— Start —
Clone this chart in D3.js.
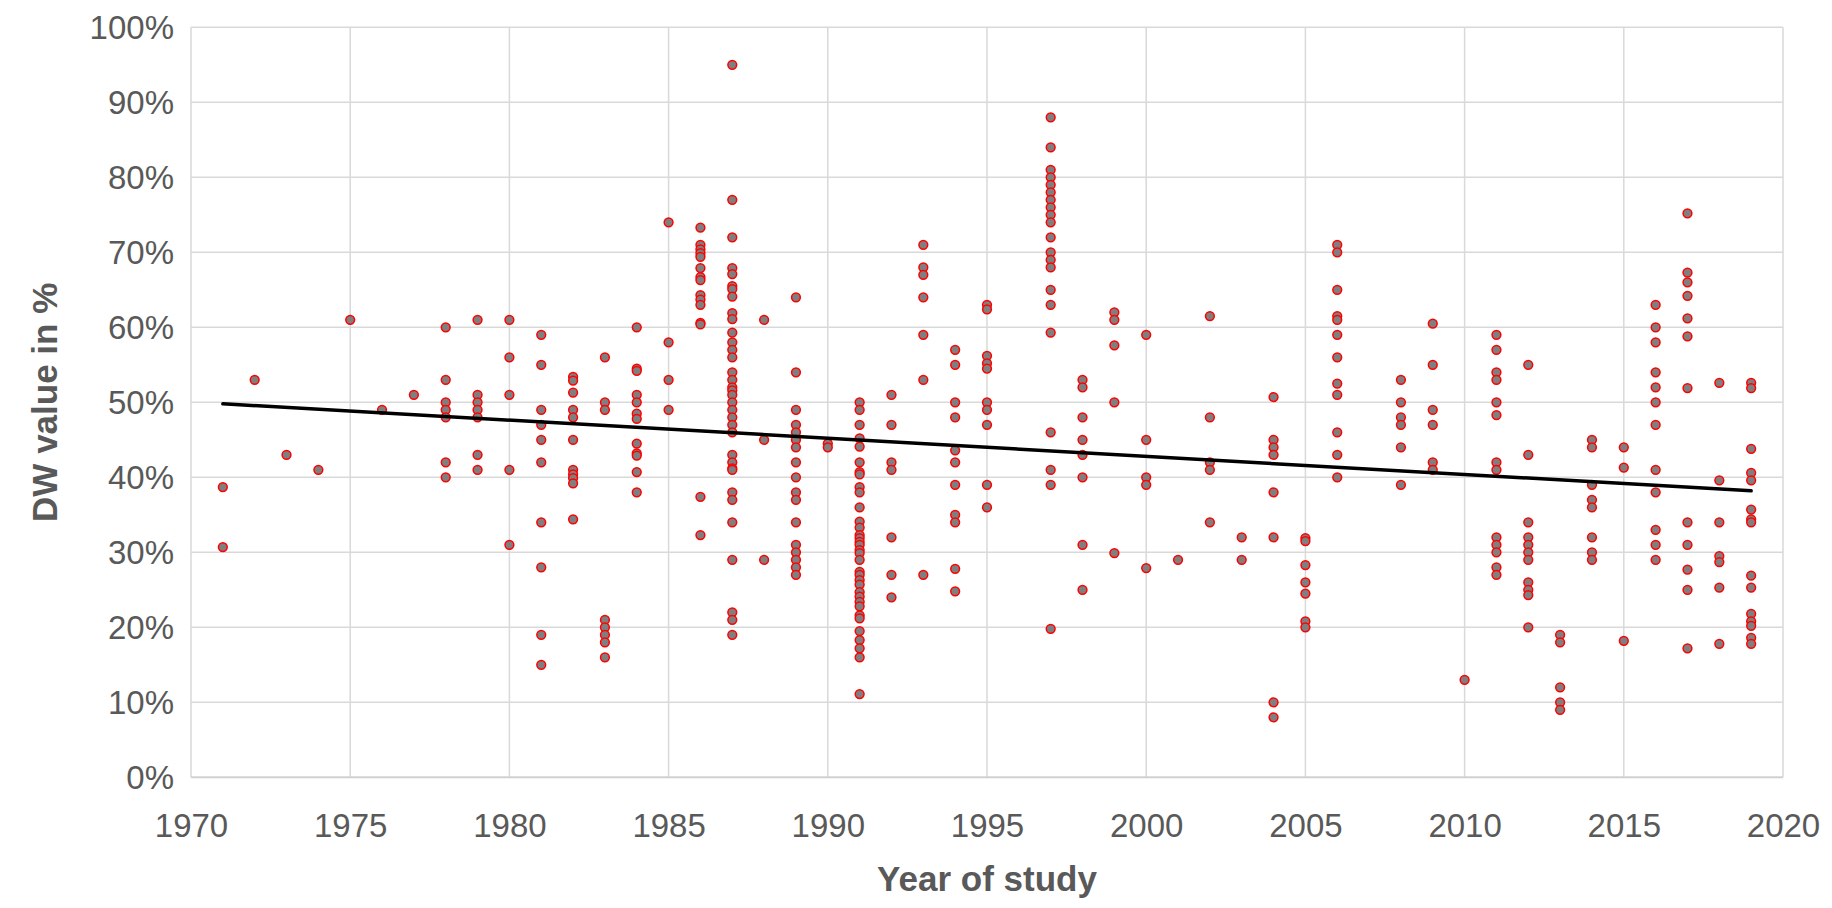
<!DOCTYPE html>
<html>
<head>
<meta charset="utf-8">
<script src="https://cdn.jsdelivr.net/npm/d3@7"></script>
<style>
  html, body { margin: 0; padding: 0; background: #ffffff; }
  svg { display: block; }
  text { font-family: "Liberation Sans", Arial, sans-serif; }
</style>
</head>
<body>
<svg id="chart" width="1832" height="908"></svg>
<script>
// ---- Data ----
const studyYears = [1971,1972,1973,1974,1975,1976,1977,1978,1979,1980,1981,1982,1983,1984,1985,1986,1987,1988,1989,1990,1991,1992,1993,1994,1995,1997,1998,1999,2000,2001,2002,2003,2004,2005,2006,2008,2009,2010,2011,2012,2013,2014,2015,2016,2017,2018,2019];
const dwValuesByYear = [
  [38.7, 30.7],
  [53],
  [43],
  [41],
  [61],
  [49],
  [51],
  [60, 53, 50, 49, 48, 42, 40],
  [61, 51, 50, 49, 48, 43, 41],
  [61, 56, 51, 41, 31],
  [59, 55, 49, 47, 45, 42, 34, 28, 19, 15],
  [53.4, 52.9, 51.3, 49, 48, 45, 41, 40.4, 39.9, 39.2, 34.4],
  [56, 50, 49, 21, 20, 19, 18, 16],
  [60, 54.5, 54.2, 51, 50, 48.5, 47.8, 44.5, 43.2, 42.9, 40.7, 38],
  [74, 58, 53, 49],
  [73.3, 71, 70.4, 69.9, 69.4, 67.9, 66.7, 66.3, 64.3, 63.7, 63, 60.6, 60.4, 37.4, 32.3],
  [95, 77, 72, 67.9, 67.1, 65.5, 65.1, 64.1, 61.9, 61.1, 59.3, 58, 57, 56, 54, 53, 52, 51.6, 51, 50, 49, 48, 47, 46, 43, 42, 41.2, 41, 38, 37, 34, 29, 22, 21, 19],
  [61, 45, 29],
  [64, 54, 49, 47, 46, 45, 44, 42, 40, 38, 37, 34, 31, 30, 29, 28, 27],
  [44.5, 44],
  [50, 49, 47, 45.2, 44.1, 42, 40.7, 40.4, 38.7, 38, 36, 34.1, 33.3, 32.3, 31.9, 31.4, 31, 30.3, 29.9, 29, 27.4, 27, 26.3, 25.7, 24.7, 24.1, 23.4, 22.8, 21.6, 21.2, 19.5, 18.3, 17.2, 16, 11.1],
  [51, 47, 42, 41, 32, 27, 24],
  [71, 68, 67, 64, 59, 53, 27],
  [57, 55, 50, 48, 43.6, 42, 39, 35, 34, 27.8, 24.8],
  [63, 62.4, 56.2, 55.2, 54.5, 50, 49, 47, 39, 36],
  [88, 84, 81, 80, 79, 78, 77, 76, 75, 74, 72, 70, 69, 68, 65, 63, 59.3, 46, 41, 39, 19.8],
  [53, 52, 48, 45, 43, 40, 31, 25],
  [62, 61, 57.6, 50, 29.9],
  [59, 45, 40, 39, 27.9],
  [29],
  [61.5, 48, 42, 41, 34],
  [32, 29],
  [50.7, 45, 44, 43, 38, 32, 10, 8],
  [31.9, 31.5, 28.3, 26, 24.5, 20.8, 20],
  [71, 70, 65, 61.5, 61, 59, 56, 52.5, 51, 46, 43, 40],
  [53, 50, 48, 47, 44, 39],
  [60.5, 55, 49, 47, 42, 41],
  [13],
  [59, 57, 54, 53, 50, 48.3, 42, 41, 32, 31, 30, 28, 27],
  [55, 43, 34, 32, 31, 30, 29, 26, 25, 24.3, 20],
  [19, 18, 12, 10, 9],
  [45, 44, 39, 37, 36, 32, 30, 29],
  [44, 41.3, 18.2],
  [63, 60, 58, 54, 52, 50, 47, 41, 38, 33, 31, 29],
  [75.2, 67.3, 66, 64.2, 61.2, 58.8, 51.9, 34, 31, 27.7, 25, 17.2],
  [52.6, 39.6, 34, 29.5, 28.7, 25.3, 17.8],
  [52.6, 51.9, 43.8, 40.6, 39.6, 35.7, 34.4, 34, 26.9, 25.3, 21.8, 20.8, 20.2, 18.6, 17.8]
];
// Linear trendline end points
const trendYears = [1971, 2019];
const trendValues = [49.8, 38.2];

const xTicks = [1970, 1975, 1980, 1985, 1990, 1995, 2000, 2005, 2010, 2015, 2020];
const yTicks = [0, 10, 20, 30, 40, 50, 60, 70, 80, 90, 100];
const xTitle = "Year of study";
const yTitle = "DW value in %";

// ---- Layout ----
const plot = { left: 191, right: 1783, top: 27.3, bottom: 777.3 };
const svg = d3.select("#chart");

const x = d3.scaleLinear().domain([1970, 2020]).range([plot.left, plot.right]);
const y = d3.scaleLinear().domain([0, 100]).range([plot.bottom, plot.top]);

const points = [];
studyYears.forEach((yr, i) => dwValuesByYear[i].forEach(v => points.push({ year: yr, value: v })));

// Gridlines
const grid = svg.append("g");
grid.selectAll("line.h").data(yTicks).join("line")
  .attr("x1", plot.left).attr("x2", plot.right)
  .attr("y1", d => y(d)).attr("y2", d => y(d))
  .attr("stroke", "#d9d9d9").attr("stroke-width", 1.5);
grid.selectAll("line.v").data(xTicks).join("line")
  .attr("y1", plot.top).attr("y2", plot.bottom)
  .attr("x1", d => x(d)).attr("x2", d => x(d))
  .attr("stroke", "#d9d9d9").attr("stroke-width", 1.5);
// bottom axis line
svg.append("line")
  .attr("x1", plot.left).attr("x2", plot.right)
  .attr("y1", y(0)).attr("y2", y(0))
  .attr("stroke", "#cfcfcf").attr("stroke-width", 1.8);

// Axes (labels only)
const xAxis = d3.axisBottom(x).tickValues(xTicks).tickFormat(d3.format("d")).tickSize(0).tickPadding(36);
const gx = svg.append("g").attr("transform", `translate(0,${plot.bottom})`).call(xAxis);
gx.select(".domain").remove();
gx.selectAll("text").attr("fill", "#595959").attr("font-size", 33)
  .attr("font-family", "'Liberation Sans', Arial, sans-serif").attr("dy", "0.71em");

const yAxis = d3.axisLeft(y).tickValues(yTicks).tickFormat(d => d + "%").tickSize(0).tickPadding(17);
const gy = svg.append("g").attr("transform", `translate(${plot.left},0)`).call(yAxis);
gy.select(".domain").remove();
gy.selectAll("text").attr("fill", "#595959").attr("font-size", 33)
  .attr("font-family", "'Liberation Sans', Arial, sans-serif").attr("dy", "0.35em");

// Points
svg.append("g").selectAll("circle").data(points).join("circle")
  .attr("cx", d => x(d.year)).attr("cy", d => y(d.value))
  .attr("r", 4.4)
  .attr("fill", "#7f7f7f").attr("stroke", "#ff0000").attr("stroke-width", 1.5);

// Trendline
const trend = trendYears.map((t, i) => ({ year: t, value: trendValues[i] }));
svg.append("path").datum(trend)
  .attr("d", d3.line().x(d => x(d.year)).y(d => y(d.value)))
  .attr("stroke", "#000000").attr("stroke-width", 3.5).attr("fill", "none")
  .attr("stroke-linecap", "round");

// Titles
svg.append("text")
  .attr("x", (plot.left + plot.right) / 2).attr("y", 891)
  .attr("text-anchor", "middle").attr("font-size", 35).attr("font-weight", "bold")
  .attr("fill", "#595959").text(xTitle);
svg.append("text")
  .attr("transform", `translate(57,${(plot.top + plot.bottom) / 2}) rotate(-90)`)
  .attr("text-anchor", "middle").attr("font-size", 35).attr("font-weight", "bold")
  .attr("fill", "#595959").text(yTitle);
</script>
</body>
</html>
— End —
— Start —
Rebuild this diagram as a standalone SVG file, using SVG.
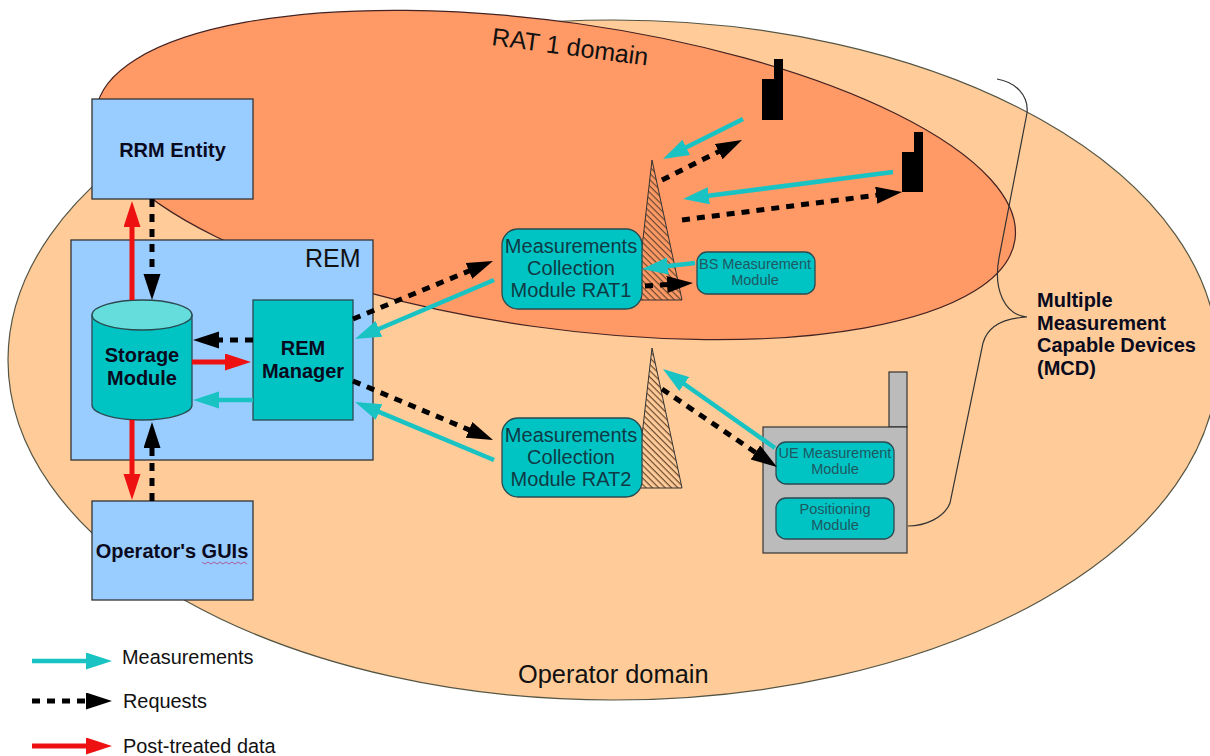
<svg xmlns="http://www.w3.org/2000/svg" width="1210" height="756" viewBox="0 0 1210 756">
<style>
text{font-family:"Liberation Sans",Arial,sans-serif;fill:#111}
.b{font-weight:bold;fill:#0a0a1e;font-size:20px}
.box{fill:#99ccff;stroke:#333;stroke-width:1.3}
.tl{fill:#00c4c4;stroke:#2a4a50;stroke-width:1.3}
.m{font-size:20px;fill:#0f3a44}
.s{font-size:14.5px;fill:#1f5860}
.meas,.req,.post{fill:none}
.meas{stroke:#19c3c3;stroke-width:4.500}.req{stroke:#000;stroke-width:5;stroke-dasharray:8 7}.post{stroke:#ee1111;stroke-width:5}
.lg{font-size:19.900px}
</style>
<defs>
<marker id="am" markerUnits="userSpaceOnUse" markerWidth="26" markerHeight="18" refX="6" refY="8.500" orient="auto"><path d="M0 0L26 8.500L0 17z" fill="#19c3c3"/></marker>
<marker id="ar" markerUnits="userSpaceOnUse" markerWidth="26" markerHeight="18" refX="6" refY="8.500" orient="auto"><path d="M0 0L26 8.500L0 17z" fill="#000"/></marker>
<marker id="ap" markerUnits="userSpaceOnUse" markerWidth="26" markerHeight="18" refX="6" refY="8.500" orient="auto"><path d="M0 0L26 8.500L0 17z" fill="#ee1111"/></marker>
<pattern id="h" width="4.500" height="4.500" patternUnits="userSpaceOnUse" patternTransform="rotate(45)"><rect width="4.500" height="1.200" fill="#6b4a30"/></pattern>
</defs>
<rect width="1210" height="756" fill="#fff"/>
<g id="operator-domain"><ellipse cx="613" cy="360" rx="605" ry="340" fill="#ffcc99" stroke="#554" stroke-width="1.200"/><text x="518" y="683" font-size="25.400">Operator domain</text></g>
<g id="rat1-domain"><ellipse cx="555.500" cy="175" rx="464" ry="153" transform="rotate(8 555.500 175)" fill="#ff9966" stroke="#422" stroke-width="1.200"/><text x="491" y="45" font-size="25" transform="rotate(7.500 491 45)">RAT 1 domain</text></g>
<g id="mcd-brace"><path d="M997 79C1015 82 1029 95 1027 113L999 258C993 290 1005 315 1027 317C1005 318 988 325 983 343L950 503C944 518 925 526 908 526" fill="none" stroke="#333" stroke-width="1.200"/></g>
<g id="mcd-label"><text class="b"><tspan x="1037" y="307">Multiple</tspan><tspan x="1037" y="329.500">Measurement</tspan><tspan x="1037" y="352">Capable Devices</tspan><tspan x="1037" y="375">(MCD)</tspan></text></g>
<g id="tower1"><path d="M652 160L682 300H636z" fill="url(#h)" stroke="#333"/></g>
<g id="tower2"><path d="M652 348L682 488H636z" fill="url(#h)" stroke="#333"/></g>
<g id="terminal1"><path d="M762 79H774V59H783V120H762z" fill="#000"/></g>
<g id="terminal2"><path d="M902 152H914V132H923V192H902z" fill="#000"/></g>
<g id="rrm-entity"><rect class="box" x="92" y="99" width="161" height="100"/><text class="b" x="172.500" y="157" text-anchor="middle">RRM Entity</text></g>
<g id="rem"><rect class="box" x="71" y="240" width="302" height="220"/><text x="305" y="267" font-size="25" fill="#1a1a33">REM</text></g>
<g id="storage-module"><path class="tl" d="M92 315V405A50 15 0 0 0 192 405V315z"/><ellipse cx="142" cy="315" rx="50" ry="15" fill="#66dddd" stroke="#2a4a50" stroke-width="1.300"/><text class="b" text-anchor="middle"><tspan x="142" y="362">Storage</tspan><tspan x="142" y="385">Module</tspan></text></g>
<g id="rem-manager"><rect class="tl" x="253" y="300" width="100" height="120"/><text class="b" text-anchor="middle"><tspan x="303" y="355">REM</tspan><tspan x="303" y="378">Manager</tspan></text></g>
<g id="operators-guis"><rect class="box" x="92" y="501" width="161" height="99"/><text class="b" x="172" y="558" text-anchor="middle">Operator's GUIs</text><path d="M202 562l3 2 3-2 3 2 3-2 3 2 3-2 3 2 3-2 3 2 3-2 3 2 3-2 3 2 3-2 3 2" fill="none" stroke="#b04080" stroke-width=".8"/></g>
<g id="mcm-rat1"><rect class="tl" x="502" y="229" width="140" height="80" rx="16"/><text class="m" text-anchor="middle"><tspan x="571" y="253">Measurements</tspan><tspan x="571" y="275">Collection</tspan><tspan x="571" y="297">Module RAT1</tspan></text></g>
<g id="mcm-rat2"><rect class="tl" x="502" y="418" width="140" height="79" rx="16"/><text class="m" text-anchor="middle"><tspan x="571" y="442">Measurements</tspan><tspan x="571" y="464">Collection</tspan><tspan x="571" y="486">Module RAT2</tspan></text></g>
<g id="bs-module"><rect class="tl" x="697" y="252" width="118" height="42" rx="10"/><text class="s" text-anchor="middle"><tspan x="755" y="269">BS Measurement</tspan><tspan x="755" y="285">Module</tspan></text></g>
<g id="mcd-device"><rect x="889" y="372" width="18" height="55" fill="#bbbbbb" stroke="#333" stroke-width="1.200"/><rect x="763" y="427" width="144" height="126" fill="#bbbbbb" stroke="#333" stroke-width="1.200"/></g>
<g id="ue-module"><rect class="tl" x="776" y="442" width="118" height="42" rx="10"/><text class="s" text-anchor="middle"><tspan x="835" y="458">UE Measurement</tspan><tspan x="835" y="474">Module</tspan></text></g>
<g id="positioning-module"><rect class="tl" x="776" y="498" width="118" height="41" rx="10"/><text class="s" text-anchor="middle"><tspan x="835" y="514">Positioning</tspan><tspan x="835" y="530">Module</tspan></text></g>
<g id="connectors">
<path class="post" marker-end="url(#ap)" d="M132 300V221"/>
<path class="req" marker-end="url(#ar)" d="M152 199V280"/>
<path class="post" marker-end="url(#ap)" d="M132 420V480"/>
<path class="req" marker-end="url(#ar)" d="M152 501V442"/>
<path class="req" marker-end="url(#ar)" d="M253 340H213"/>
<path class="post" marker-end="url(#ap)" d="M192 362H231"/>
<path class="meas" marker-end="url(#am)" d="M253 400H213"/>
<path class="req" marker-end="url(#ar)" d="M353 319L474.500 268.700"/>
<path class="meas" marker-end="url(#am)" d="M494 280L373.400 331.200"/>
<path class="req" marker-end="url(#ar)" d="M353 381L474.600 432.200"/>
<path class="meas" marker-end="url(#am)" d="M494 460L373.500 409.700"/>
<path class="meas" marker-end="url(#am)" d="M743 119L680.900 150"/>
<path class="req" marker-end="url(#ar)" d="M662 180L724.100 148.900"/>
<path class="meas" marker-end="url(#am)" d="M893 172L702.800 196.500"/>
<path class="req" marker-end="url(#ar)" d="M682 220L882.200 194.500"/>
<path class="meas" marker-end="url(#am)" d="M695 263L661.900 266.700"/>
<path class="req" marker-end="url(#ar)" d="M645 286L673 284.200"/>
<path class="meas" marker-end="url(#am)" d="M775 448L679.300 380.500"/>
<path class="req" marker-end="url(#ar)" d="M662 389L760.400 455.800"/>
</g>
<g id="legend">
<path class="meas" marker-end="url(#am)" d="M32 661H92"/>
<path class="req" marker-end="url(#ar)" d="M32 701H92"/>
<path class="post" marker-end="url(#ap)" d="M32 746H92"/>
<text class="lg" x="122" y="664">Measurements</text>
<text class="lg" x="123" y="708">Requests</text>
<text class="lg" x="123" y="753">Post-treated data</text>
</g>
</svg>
— End —
Look through the entries above and report the number of lines that contain "chart". Write only the number.

3